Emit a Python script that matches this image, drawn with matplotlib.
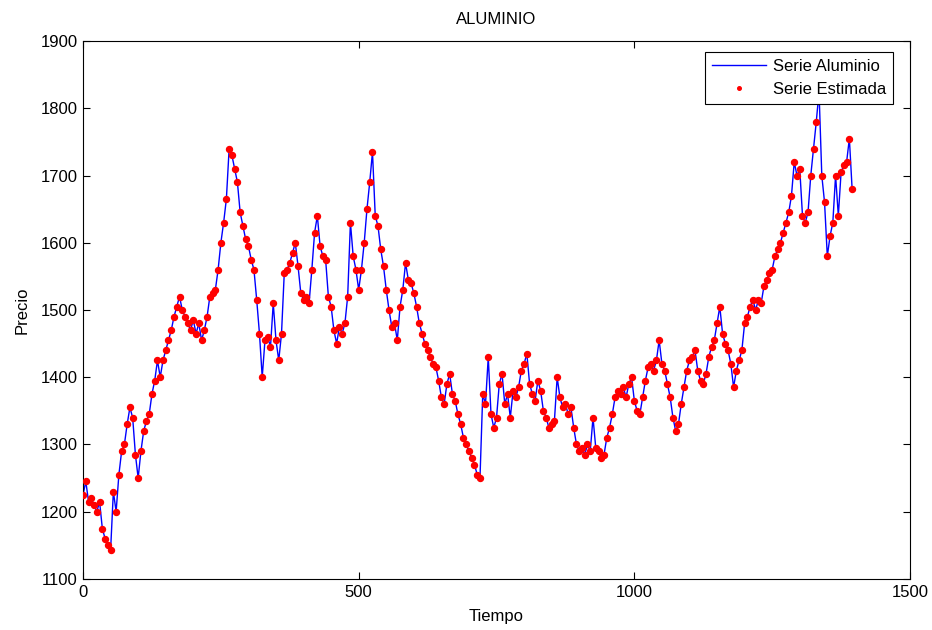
import numpy as np
import matplotlib
matplotlib.use("Agg")
import matplotlib.pyplot as plt

plt.rcParams['font.family'] = ['Liberation Sans', 'DejaVu Sans']

title = "ALUMINIO"
xlabel = "Tiempo"
ylabel = "Precio"
legend_labels = ["Serie Aluminio", "Serie Estimada"]
step = 5
precio = [
    1225, 1245, 1215, 1220, 1210, 1200, 1215, 1175, 1160, 1150,
    1143, 1230, 1200, 1255, 1290, 1300, 1330, 1355, 1340, 1285,
    1250, 1290, 1320, 1335, 1345, 1375, 1395, 1425, 1400, 1425,
    1440, 1455, 1470, 1490, 1505, 1520, 1500, 1490, 1480, 1470,
    1485, 1465, 1480, 1455, 1470, 1490, 1520, 1525, 1530, 1560,
    1600, 1630, 1665, 1740, 1730, 1710, 1690, 1645, 1625, 1605,
    1595, 1575, 1560, 1515, 1465, 1400, 1455, 1460, 1445, 1510,
    1455, 1425, 1465, 1555, 1560, 1570, 1585, 1600, 1565, 1525,
    1515, 1520, 1510, 1560, 1615, 1640, 1595, 1580, 1575, 1520,
    1505, 1470, 1450, 1475, 1465, 1480, 1520, 1630, 1580, 1560,
    1530, 1560, 1600, 1650, 1690, 1735, 1640, 1625, 1590, 1565,
    1530, 1500, 1475, 1480, 1455, 1505, 1530, 1570, 1545, 1540,
    1525, 1505, 1480, 1465, 1450, 1440, 1430, 1420, 1415, 1395,
    1370, 1360, 1390, 1405, 1375, 1365, 1345, 1330, 1310, 1300,
    1290, 1280, 1270, 1255, 1250, 1375, 1360, 1430, 1345, 1325,
    1340, 1390, 1405, 1360, 1375, 1340, 1380, 1370, 1385, 1410,
    1420, 1435, 1390, 1375, 1365, 1395, 1380, 1350, 1340, 1325,
    1330, 1335, 1400, 1370, 1355, 1360, 1345, 1355, 1325, 1300,
    1290, 1295, 1285, 1300, 1290, 1340, 1295, 1290, 1280, 1285,
    1310, 1325, 1345, 1370, 1380, 1375, 1385, 1370, 1390, 1400,
    1365, 1350, 1345, 1370, 1395, 1415, 1420, 1410, 1425, 1455,
    1420, 1410, 1390, 1370, 1340, 1320, 1330, 1360, 1385, 1410,
    1425, 1430, 1440, 1410, 1395, 1390, 1405, 1430, 1445, 1455,
    1480, 1505, 1465, 1450, 1440, 1420, 1385, 1410, 1425, 1440,
    1480, 1490, 1505, 1515, 1500, 1515, 1510, 1535, 1545, 1555,
    1560, 1580, 1590, 1600, 1615, 1630, 1645, 1670, 1720, 1700,
    1710, 1640, 1630, 1645, 1700, 1740, 1780, 1825, 1700, 1660,
    1580, 1610, 1630, 1700, 1640, 1705, 1715, 1720, 1755, 1680,
]
estimada = list(precio)
tiempo = np.arange(len(precio)) * step

fig = plt.figure(figsize=(9.32, 6.30), dpi=100)
ax = fig.add_axes([0.0891, 0.0810, 0.8873, 0.8539])
ax.plot(tiempo, precio, color='#0000ff', lw=1.0, label=legend_labels[0], zorder=2)
ax.plot(tiempo, estimada, ls='none', marker='o', ms=4.3, mfc='#ff0000', mec='#ff0000',
        label=legend_labels[1], zorder=3)

ax.set_xlim(0, 1500)
ax.set_ylim(1100, 1900)
ax.set_xticks([0, 500, 1000, 1500])
ax.set_yticks(range(1100, 1901, 100))
ax.tick_params(direction='in', top=True, right=True, labelsize=12, length=5, width=0.8, pad=4)
for s in ax.spines.values():
    s.set_linewidth(0.8)
ax.set_title(title, fontsize=12, pad=12)
ax.set_xlabel(xlabel, fontsize=12, labelpad=7)
ax.set_ylabel(ylabel, fontsize=12, labelpad=8)

leg = ax.legend(loc='upper right', bbox_to_anchor=(0.9794, 0.9796), borderaxespad=0,
                fontsize=12, frameon=True, fancybox=False,
                edgecolor='black', framealpha=1,
                handlelength=3.25, handletextpad=0.4, markerscale=0.6,
                borderpad=0.42, labelspacing=0.5)
leg.get_frame().set_linewidth(0.8)
leg.set_zorder(5)

fig.savefig("out.png", dpi=100)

+--

- _Task details_
Without the pictures, write out all of the material exactly.

- _Exercise output_
Emit a Python script that matches this image, drawn with matplotlib.
import numpy as np
import matplotlib
matplotlib.use("Agg")
import matplotlib.pyplot as plt

plt.rcParams['font.family'] = ['Liberation Sans', 'DejaVu Sans']

title = "ALUMINIO"
xlabel = "Tiempo"
ylabel = "Precio"
legend_labels = ["Serie Aluminio", "Serie Estimada"]
step = 5
precio = [
    1225, 1245, 1215, 1220, 1210, 1200, 1215, 1175, 1160, 1150,
    1143, 1230, 1200, 1255, 1290, 1300, 1330, 1355, 1340, 1285,
    1250, 1290, 1320, 1335, 1345, 1375, 1395, 1425, 1400, 1425,
    1440, 1455, 1470, 1490, 1505, 1520, 1500, 1490, 1480, 1470,
    1485, 1465, 1480, 1455, 1470, 1490, 1520, 1525, 1530, 1560,
    1600, 1630, 1665, 1740, 1730, 1710, 1690, 1645, 1625, 1605,
    1595, 1575, 1560, 1515, 1465, 1400, 1455, 1460, 1445, 1510,
    1455, 1425, 1465, 1555, 1560, 1570, 1585, 1600, 1565, 1525,
    1515, 1520, 1510, 1560, 1615, 1640, 1595, 1580, 1575, 1520,
    1505, 1470, 1450, 1475, 1465, 1480, 1520, 1630, 1580, 1560,
    1530, 1560, 1600, 1650, 1690, 1735, 1640, 1625, 1590, 1565,
    1530, 1500, 1475, 1480, 1455, 1505, 1530, 1570, 1545, 1540,
    1525, 1505, 1480, 1465, 1450, 1440, 1430, 1420, 1415, 1395,
    1370, 1360, 1390, 1405, 1375, 1365, 1345, 1330, 1310, 1300,
    1290, 1280, 1270, 1255, 1250, 1375, 1360, 1430, 1345, 1325,
    1340, 1390, 1405, 1360, 1375, 1340, 1380, 1370, 1385, 1410,
    1420, 1435, 1390, 1375, 1365, 1395, 1380, 1350, 1340, 1325,
    1330, 1335, 1400, 1370, 1355, 1360, 1345, 1355, 1325, 1300,
    1290, 1295, 1285, 1300, 1290, 1340, 1295, 1290, 1280, 1285,
    1310, 1325, 1345, 1370, 1380, 1375, 1385, 1370, 1390, 1400,
    1365, 1350, 1345, 1370, 1395, 1415, 1420, 1410, 1425, 1455,
    1420, 1410, 1390, 1370, 1340, 1320, 1330, 1360, 1385, 1410,
    1425, 1430, 1440, 1410, 1395, 1390, 1405, 1430, 1445, 1455,
    1480, 1505, 1465, 1450, 1440, 1420, 1385, 1410, 1425, 1440,
    1480, 1490, 1505, 1515, 1500, 1515, 1510, 1535, 1545, 1555,
    1560, 1580, 1590, 1600, 1615, 1630, 1645, 1670, 1720, 1700,
    1710, 1640, 1630, 1645, 1700, 1740, 1780, 1825, 1700, 1660,
    1580, 1610, 1630, 1700, 1640, 1705, 1715, 1720, 1755, 1680,
]
estimada = list(precio)
tiempo = np.arange(len(precio)) * step

fig = plt.figure(figsize=(9.32, 6.30), dpi=100)
ax = fig.add_axes([0.0891, 0.0810, 0.8873, 0.8539])
ax.plot(tiempo, precio, color='#0000ff', lw=1.0, label=legend_labels[0], zorder=2)
ax.plot(tiempo, estimada, ls='none', marker='o', ms=4.3, mfc='#ff0000', mec='#ff0000',
        label=legend_labels[1], zorder=3)

ax.set_xlim(0, 1500)
ax.set_ylim(1100, 1900)
ax.set_xticks([0, 500, 1000, 1500])
ax.set_yticks(range(1100, 1901, 100))
ax.tick_params(direction='in', top=True, right=True, labelsize=12, length=5, width=0.8, pad=4)
for s in ax.spines.values():
    s.set_linewidth(0.8)
ax.set_title(title, fontsize=12, pad=12)
ax.set_xlabel(xlabel, fontsize=12, labelpad=7)
ax.set_ylabel(ylabel, fontsize=12, labelpad=8)

leg = ax.legend(loc='upper right', bbox_to_anchor=(0.9794, 0.9796), borderaxespad=0,
                fontsize=12, frameon=True, fancybox=False,
                edgecolor='black', framealpha=1,
                handlelength=3.25, handletextpad=0.4, markerscale=0.6,
                borderpad=0.42, labelspacing=0.5)
leg.get_frame().set_linewidth(0.8)
leg.set_zorder(5)

fig.savefig("out.png", dpi=100)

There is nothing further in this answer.